The biggest difference you will notice when looking at a street in Copenhagen versus one in an American city is that there is a bike lane on each side of the street. These special lanes are on practically every road, many of which even include their own turning lanes. Given just as much priority as the cars—much more than the pedestrians—these lanes have their own street lights that change with the flow of traffic.
In an effort to join the Danish culture—and to give myself an alternative to my boring commute to class on the bus every morning—I rented a bike for the semester. The first day that I joined the morning commute on my bike was more than a little bit intimidating. You have to be extra aware of the people around you, because everyone is in a rush and will not hesitate to squeeze by you, with little more than a small ding of their bell as a warning that they are coming up on your left.
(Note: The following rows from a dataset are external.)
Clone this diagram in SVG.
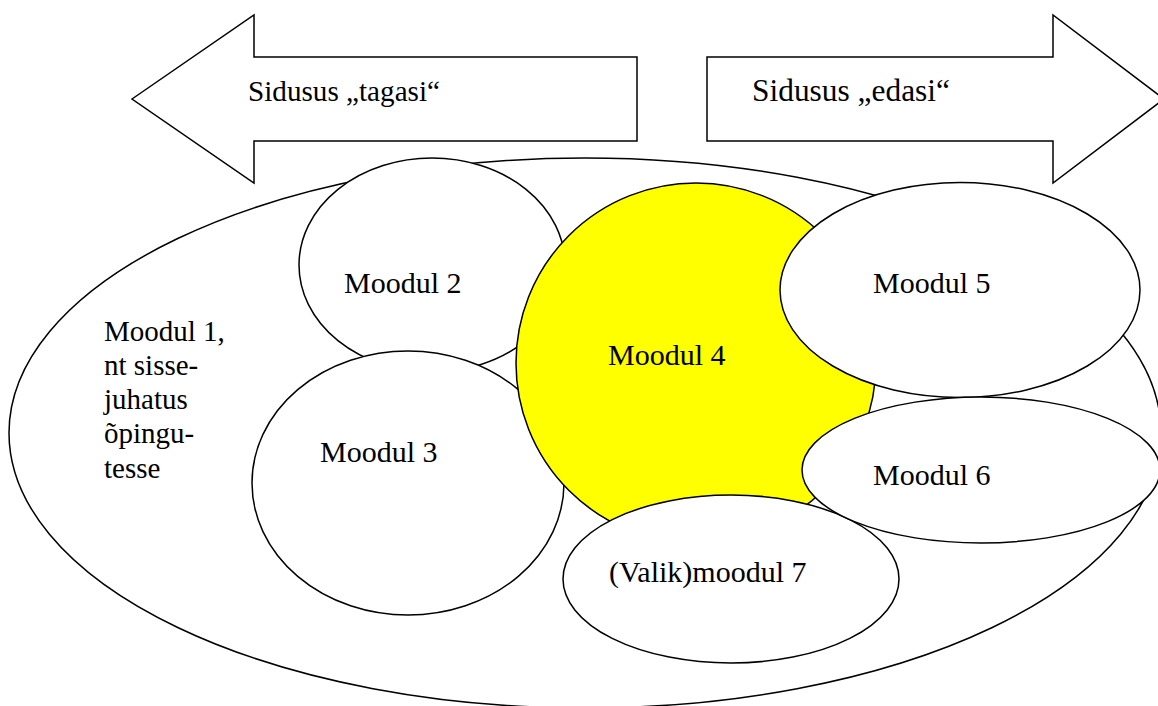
<svg xmlns="http://www.w3.org/2000/svg" width="1158" height="706" viewBox="0 0 1158 706">
<style>
.sh{fill:#fff;stroke:#000;stroke-width:1.5}
.hl{fill:#ffff00;stroke:#000;stroke-width:1.5}
text{font-family:"Liberation Serif","DejaVu Serif",serif;fill:#000}
.m{font-size:30px}
.m1{font-size:29px}
</style>
<rect width="1158" height="706" fill="#fff"/>
<g id="moodul1">
<ellipse class="sh" cx="585" cy="433" rx="576" ry="275"/>
<text class="m1" x="104" y="341">Moodul 1,</text>
<text class="m1" x="104" y="375">nt sisse-</text>
<text class="m1" x="104" y="409">juhatus</text>
<text class="m1" x="104" y="443">õpingu-</text>
<text class="m1" x="104" y="478">tesse</text>
</g>
<g id="arrow-back">
<polygon class="sh" points="132,99 254,15 254,57 637,57 637,141 254,141 254,183"/>
<text x="248" y="101" font-size="29" textLength="192" lengthAdjust="spacingAndGlyphs">Sidusus „tagasi“</text>
</g>
<g id="arrow-forward">
<polygon class="sh" points="707,57 1053,57 1053,15 1164,99 1053,183 1053,141 707,141"/>
<text x="752" y="101" font-size="31" textLength="198" lengthAdjust="spacingAndGlyphs">Sidusus „edasi“</text>
</g>
<g id="moodul2">
<ellipse class="sh" cx="432" cy="265" rx="133" ry="107"/>
<text class="m" x="344" y="293">Moodul 2</text>
</g>
<g id="moodul3">
<ellipse class="sh" cx="408" cy="483" rx="156" ry="132"/>
<text class="m" x="320" y="462">Moodul 3</text>
</g>
<g id="moodul4">
<circle class="hl" cx="696" cy="363" r="180"/>
<text class="m" x="608" y="365">Moodul 4</text>
</g>
<g id="moodul5">
<ellipse class="sh" cx="960" cy="290" rx="180" ry="107.5"/>
<text class="m" x="873" y="293">Moodul 5</text>
</g>
<g id="moodul7">
<ellipse class="sh" cx="731" cy="579" rx="168" ry="84"/>
<text class="m" x="609" y="582">(Valik)moodul 7</text>
</g>
<g id="moodul6">
<ellipse class="sh" cx="981" cy="470" rx="179" ry="73"/>
<text class="m" x="873" y="485">Moodul 6</text>
</g>
<g id="connectors"/>
</svg>
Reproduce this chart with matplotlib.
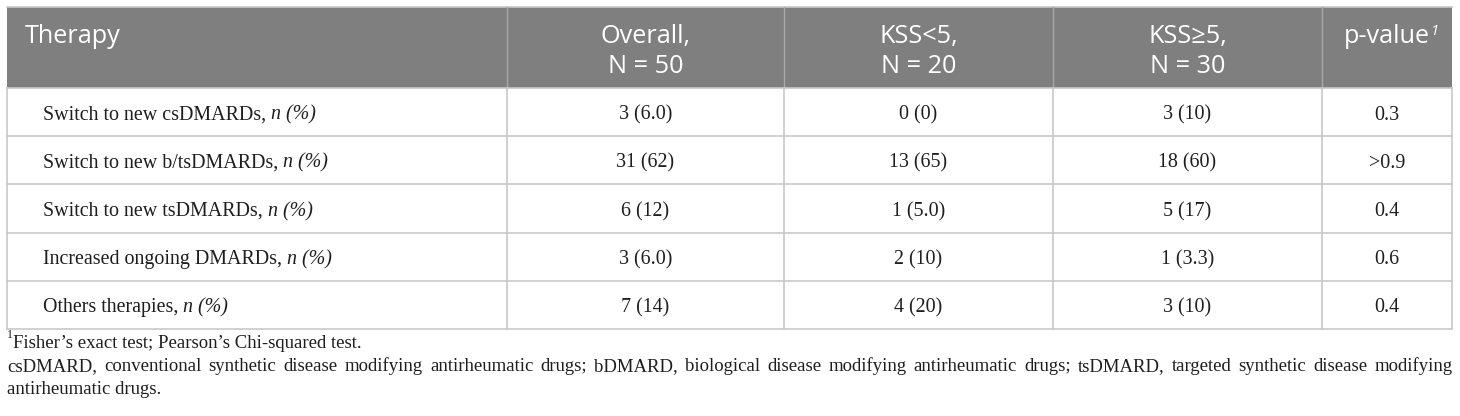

I found myself peddling hard to keep up with the flow of people, many of them dressed for work in fancy clothes and shoes, others with babies strapped in a seat on the back or a basket in front. The most challenging part for me during the first few days (and even still now) was getting used to all of the stopping and starting. Bikes follow the same traffic laws as cars, and thus have to stop at each stoplight and move into the correct lanes. When the light turns yellow, the bikers quickly start moving again, not even waiting until it turns to green. It definitely takes some practice to get from a complete stop to full speed in a matter of seconds!
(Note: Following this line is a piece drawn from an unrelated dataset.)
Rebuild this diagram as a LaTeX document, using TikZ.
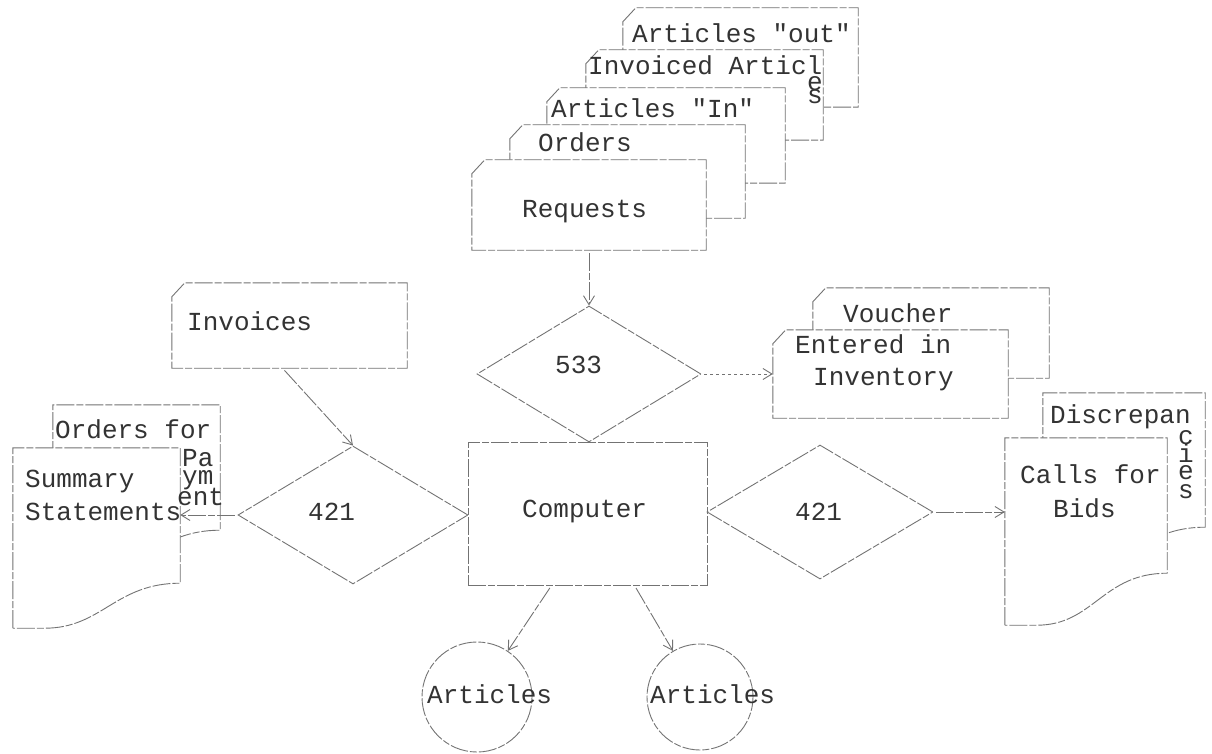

It amazes and impresses me how many people in Copenhagen use biking as their primary mode of transportation around the city. Even those with long commutes from outside of the city will favor their bike over a car or train. The prevalence of biking in Copenhagen has reduced the amount of cars being driven on the road, contributing to their status as one of the most environmentally friendly cities in the world. Not only does this help the environment, but it allows the money saved due to biking to be spent on important things such as healthcare and medical research.
It has been about three weeks now, and I would like to think that my city biking skills have much improved. I still get a little nervous when a car passes me by very closely, but no longer do I get frazzled by the many bikes in such close proximity, and I have gotten used to staying on the right side of the lane and signaling when I have to turn. The best part is that my 20 to 25-minute bus ride to class has now turned into a quick 15-minute bike ride, which wakes me up much more effectively than any other commute I’ve experienced before. Not only is it great exercise, but the feeling of fresh air on my face in the morning readies me to face the day, and never ceases to remind me of why I chose to live in this wonderful city. I feel truly grateful to have been introduced to this culture, and although there are nowhere near the amount of “bike-friendly” accommodations in America as there are in Copenhagen, I hope that remembering my experience here will give me the motivation to dust off my old bike at home and to start using bikes as the incredible resources that they are!